EXERCISE: For this exercise, return only the lines from the line containing "Output the Python" through the line containing "0.27, 0.40, 0.08, 0.70, 0.20]", both ends included, exactly as they are.

TASK DATA:
START
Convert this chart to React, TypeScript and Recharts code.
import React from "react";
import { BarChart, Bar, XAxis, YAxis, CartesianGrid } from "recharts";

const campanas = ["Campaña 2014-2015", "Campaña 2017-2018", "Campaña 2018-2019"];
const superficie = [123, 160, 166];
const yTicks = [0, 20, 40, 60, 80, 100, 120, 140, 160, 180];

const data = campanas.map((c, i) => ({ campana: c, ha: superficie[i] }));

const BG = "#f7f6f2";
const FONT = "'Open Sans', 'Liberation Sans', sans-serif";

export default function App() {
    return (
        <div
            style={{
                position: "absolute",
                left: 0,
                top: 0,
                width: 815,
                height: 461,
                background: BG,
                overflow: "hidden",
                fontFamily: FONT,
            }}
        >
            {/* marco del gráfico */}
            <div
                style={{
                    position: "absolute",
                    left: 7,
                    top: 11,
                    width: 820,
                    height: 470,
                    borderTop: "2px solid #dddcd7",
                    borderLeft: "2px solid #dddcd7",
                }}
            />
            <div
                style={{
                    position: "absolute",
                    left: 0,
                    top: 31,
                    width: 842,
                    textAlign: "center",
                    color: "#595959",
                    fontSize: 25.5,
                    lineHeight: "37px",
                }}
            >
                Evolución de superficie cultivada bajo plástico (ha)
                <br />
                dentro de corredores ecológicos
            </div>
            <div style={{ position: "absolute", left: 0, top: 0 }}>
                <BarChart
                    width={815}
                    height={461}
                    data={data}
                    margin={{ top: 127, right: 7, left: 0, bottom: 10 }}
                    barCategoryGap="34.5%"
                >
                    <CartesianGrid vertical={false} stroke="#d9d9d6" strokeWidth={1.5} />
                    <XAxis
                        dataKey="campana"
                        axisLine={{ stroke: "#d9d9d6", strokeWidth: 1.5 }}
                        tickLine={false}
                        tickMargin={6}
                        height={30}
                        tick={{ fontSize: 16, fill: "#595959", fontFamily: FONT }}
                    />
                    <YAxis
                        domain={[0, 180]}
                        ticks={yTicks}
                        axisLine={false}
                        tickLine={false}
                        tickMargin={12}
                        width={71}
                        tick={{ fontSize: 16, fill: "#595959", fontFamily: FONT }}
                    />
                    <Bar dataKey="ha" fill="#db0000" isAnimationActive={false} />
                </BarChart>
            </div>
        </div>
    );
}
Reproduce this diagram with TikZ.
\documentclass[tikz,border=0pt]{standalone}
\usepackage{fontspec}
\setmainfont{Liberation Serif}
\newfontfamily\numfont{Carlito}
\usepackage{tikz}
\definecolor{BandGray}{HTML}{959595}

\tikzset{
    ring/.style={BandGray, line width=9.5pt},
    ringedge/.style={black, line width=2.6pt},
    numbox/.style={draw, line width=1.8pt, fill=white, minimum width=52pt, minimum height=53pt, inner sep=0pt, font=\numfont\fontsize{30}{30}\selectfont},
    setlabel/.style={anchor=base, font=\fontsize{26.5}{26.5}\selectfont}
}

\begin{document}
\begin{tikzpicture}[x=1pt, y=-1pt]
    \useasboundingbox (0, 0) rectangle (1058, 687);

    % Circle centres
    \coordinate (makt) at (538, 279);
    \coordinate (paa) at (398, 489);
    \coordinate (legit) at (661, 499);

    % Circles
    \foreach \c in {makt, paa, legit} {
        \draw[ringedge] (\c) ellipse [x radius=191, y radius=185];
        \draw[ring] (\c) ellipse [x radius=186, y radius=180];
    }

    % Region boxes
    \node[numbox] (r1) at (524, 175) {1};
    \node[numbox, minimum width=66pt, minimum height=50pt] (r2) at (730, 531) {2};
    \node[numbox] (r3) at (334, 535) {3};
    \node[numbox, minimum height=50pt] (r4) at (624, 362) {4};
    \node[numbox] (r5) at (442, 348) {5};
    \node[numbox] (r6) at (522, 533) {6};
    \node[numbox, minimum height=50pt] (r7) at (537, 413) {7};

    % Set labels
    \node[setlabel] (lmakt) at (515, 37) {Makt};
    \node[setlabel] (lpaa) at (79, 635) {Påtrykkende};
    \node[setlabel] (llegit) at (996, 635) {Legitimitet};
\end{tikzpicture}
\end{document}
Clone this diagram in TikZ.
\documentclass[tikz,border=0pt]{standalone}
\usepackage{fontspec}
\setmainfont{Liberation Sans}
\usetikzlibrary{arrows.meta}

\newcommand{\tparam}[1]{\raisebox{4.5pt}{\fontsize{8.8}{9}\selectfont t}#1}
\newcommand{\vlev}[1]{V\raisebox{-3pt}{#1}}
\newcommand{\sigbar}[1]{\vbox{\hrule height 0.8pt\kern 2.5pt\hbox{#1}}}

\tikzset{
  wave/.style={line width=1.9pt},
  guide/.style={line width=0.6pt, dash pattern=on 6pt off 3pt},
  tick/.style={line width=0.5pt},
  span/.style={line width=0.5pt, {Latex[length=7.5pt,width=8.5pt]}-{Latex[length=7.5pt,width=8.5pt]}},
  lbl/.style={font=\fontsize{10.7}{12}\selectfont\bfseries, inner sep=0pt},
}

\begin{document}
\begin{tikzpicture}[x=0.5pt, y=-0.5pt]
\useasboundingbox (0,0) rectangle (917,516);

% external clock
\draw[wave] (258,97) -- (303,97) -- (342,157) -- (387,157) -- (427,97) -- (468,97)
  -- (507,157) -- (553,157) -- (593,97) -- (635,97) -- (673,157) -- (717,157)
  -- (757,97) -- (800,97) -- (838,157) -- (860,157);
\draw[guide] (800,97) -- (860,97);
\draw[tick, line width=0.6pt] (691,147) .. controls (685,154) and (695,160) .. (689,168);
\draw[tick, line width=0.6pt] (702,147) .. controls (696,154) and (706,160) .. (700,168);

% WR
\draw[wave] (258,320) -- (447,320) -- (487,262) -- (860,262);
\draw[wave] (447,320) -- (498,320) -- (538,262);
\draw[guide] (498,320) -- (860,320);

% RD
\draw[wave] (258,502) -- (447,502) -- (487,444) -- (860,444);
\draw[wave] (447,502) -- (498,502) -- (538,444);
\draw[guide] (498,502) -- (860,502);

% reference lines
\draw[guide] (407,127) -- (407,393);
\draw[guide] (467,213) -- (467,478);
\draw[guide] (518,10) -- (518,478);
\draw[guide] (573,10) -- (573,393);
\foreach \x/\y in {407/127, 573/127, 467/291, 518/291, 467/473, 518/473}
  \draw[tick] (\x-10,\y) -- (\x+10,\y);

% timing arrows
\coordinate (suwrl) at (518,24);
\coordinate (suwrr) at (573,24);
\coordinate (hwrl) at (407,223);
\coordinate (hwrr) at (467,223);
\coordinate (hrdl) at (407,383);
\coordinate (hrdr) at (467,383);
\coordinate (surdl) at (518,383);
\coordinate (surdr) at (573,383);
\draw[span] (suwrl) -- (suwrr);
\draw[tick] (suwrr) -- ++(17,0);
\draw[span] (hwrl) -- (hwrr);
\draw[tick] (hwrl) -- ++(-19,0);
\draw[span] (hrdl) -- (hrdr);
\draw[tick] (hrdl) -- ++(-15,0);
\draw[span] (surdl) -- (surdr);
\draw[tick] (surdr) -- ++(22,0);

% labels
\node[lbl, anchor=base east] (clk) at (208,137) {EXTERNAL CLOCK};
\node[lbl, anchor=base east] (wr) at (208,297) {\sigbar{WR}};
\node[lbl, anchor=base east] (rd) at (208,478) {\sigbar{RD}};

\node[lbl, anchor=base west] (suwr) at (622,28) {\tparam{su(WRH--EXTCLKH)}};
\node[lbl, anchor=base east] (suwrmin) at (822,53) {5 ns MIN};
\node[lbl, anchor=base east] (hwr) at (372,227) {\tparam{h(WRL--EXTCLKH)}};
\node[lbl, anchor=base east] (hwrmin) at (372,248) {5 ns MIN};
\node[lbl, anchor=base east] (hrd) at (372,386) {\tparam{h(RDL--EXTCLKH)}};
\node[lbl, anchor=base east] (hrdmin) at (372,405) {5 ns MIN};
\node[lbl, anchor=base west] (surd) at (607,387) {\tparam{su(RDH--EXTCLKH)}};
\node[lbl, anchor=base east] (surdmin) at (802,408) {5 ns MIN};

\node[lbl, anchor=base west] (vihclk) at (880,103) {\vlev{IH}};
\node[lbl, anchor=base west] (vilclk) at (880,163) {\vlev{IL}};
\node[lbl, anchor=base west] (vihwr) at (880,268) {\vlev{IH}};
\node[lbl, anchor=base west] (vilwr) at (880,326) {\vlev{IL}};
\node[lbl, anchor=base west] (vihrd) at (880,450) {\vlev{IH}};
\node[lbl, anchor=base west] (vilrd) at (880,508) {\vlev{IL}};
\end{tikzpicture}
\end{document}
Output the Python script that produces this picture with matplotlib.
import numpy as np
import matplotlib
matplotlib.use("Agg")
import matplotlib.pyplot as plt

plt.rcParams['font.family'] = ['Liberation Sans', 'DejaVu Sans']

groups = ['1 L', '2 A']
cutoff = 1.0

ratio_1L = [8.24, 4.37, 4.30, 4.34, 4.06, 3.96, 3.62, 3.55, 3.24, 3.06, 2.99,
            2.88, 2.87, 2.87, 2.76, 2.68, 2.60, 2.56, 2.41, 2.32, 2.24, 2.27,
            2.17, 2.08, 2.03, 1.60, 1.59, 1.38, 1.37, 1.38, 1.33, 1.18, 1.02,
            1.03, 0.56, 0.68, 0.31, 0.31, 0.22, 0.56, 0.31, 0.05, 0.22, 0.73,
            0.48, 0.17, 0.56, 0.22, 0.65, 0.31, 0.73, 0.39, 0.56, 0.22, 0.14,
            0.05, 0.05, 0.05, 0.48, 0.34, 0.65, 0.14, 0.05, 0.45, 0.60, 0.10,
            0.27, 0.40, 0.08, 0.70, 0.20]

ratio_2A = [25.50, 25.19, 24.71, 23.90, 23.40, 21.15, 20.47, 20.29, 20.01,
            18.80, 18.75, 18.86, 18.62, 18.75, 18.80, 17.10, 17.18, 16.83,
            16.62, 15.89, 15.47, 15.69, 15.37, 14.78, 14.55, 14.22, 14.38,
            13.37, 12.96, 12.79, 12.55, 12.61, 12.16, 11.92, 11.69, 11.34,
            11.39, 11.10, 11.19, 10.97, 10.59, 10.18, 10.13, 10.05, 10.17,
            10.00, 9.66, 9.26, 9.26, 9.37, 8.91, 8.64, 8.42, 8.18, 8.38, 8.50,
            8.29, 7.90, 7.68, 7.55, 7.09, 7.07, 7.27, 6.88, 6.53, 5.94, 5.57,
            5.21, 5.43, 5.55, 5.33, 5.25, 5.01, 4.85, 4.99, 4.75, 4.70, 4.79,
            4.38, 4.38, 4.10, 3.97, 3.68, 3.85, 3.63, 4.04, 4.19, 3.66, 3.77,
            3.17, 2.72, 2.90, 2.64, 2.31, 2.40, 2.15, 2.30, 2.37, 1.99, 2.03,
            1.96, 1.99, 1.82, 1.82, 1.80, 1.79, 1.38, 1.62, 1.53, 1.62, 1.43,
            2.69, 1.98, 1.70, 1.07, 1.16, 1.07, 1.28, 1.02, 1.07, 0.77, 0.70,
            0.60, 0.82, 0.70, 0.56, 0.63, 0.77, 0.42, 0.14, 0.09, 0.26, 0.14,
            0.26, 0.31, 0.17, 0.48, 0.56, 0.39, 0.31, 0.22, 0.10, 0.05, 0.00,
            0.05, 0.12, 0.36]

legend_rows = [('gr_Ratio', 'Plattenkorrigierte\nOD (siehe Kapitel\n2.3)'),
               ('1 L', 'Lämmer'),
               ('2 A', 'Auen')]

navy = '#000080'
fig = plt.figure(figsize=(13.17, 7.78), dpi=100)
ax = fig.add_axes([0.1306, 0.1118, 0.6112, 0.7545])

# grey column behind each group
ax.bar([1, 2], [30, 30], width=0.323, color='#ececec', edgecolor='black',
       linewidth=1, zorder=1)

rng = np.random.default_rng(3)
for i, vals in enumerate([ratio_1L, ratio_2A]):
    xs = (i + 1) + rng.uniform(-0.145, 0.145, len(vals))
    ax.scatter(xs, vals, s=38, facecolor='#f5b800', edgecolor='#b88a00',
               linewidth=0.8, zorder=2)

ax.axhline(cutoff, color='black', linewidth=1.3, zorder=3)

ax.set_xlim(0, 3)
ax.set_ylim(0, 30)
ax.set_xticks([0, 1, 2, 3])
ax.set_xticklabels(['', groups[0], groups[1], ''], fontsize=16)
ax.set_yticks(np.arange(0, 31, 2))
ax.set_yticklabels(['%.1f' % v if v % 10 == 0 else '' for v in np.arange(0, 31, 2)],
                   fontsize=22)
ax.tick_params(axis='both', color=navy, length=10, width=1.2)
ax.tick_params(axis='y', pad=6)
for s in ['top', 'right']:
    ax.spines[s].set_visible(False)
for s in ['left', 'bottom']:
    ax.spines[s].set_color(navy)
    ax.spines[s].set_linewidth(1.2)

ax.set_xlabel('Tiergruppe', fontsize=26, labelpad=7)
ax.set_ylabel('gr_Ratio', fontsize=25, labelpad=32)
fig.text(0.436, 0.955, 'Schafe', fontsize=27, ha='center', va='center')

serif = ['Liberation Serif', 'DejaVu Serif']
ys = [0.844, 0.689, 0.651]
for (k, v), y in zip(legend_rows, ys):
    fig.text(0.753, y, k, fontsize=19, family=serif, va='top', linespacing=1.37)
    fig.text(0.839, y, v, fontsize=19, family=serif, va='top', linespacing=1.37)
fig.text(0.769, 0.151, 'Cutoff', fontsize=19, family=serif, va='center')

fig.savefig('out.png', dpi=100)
END
EXERCISE ANSWER:
Output the Python script that produces this picture with matplotlib.
import numpy as np
import matplotlib
matplotlib.use("Agg")
import matplotlib.pyplot as plt

plt.rcParams['font.family'] = ['Liberation Sans', 'DejaVu Sans']

groups = ['1 L', '2 A']
cutoff = 1.0

ratio_1L = [8.24, 4.37, 4.30, 4.34, 4.06, 3.96, 3.62, 3.55, 3.24, 3.06, 2.99,
            2.88, 2.87, 2.87, 2.76, 2.68, 2.60, 2.56, 2.41, 2.32, 2.24, 2.27,
            2.17, 2.08, 2.03, 1.60, 1.59, 1.38, 1.37, 1.38, 1.33, 1.18, 1.02,
            1.03, 0.56, 0.68, 0.31, 0.31, 0.22, 0.56, 0.31, 0.05, 0.22, 0.73,
            0.48, 0.17, 0.56, 0.22, 0.65, 0.31, 0.73, 0.39, 0.56, 0.22, 0.14,
            0.05, 0.05, 0.05, 0.48, 0.34, 0.65, 0.14, 0.05, 0.45, 0.60, 0.10,
            0.27, 0.40, 0.08, 0.70, 0.20]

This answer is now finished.